Starting at the first line of the data below, write out each line exactly until you reach the line containing "right_ticks = [130, 180, 230, 280, 330]", and include that line too.

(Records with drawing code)
* Start *

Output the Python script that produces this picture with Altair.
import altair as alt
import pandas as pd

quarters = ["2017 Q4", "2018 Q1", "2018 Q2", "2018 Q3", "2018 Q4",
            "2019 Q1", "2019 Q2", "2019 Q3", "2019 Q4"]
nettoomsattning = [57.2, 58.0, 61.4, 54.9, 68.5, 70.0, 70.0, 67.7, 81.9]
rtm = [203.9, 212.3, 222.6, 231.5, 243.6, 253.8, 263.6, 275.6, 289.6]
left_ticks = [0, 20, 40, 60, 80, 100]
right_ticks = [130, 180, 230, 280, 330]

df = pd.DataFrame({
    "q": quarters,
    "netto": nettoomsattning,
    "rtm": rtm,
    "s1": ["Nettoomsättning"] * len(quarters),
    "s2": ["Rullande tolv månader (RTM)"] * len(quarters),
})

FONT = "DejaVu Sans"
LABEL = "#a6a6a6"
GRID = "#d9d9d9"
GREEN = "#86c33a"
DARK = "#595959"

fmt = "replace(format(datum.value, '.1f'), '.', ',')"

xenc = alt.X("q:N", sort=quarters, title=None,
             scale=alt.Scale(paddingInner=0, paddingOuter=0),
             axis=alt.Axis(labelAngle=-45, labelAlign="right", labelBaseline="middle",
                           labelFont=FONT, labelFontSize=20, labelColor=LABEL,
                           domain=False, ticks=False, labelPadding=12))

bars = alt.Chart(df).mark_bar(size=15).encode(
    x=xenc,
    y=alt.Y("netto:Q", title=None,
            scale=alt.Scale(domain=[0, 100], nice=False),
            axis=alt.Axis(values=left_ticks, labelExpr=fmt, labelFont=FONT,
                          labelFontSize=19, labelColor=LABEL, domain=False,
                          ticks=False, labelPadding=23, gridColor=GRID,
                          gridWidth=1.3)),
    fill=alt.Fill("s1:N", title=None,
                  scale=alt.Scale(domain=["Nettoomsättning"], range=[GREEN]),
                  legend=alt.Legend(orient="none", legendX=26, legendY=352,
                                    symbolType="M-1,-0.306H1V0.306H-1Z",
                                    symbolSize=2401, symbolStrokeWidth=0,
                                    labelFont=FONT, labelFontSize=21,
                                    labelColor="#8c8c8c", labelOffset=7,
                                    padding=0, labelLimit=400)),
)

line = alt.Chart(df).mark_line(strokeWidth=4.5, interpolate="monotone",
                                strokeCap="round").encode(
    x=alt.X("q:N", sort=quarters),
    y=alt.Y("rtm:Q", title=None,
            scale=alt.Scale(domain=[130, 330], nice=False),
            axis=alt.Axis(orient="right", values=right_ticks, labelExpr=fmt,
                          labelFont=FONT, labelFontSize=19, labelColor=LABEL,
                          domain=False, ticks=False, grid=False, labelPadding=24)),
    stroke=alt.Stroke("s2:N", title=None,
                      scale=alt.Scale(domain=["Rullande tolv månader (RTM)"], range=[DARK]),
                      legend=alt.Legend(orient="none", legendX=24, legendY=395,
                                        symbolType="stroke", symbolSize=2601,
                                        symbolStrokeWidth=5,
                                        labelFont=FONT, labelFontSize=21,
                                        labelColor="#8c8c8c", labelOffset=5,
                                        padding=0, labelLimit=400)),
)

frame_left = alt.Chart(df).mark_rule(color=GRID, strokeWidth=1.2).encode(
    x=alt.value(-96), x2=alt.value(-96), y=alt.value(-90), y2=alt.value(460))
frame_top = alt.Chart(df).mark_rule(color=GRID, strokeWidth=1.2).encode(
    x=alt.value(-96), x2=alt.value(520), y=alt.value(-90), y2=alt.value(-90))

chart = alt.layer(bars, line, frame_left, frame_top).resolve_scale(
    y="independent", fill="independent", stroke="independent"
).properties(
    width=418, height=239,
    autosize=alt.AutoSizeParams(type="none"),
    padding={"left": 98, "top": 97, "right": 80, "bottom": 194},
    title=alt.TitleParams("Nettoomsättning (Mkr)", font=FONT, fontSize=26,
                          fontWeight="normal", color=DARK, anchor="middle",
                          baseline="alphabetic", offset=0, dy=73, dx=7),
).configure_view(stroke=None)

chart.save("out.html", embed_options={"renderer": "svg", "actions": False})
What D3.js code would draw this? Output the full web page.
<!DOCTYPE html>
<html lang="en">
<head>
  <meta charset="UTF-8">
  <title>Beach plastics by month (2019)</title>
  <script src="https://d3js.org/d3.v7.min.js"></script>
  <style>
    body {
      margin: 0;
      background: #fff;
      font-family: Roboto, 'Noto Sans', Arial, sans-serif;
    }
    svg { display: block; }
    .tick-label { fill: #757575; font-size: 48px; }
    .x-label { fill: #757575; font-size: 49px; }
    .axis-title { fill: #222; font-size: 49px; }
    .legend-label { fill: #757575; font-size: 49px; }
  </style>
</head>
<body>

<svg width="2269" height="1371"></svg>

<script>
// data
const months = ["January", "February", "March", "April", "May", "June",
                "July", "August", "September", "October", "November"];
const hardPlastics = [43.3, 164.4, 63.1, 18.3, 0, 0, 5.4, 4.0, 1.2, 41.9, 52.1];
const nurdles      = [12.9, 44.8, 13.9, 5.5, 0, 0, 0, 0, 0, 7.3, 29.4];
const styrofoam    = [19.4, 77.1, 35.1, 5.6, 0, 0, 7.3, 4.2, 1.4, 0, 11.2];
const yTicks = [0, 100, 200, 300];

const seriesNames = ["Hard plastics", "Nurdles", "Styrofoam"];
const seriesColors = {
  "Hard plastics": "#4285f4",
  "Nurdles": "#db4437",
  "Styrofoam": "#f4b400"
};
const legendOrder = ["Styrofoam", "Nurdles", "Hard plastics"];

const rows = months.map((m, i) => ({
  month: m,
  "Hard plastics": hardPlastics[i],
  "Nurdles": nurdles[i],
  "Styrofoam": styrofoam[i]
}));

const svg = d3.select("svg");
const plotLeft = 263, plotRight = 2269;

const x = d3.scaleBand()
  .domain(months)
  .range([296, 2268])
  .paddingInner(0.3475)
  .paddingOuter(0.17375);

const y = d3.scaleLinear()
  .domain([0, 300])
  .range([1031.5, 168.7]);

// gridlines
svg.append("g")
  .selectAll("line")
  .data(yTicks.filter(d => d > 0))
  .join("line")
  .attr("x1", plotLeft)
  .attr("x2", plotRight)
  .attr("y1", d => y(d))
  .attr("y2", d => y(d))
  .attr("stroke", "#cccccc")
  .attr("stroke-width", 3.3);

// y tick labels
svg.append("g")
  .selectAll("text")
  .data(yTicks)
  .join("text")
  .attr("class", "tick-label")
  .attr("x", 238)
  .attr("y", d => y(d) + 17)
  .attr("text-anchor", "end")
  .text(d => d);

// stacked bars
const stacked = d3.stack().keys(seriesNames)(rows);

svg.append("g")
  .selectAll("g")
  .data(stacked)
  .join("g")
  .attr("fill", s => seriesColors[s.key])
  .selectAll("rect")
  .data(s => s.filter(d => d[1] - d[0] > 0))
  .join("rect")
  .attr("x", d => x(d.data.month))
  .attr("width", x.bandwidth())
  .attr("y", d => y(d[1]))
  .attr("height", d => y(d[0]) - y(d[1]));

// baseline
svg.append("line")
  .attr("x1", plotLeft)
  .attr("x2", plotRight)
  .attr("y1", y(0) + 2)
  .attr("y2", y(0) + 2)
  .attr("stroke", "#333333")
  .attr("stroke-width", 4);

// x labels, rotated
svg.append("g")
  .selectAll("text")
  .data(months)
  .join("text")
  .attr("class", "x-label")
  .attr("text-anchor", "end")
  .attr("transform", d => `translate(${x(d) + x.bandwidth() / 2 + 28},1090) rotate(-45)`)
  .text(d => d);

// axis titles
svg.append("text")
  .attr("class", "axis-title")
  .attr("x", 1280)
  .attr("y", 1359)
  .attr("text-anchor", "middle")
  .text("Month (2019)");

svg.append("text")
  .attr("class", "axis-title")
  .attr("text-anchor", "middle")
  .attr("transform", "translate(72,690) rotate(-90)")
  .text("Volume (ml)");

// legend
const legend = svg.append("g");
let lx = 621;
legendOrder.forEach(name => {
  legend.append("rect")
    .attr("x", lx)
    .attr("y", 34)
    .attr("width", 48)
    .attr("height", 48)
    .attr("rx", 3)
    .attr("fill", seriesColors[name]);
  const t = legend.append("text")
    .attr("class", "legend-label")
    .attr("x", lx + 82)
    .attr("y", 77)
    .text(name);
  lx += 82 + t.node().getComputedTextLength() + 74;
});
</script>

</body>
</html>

* End *

EXPECTED OUTPUT:
Output the Python script that produces this picture with Altair.
import altair as alt
import pandas as pd

quarters = ["2017 Q4", "2018 Q1", "2018 Q2", "2018 Q3", "2018 Q4",
            "2019 Q1", "2019 Q2", "2019 Q3", "2019 Q4"]
nettoomsattning = [57.2, 58.0, 61.4, 54.9, 68.5, 70.0, 70.0, 67.7, 81.9]
rtm = [203.9, 212.3, 222.6, 231.5, 243.6, 253.8, 263.6, 275.6, 289.6]
left_ticks = [0, 20, 40, 60, 80, 100]
right_ticks = [130, 180, 230, 280, 330]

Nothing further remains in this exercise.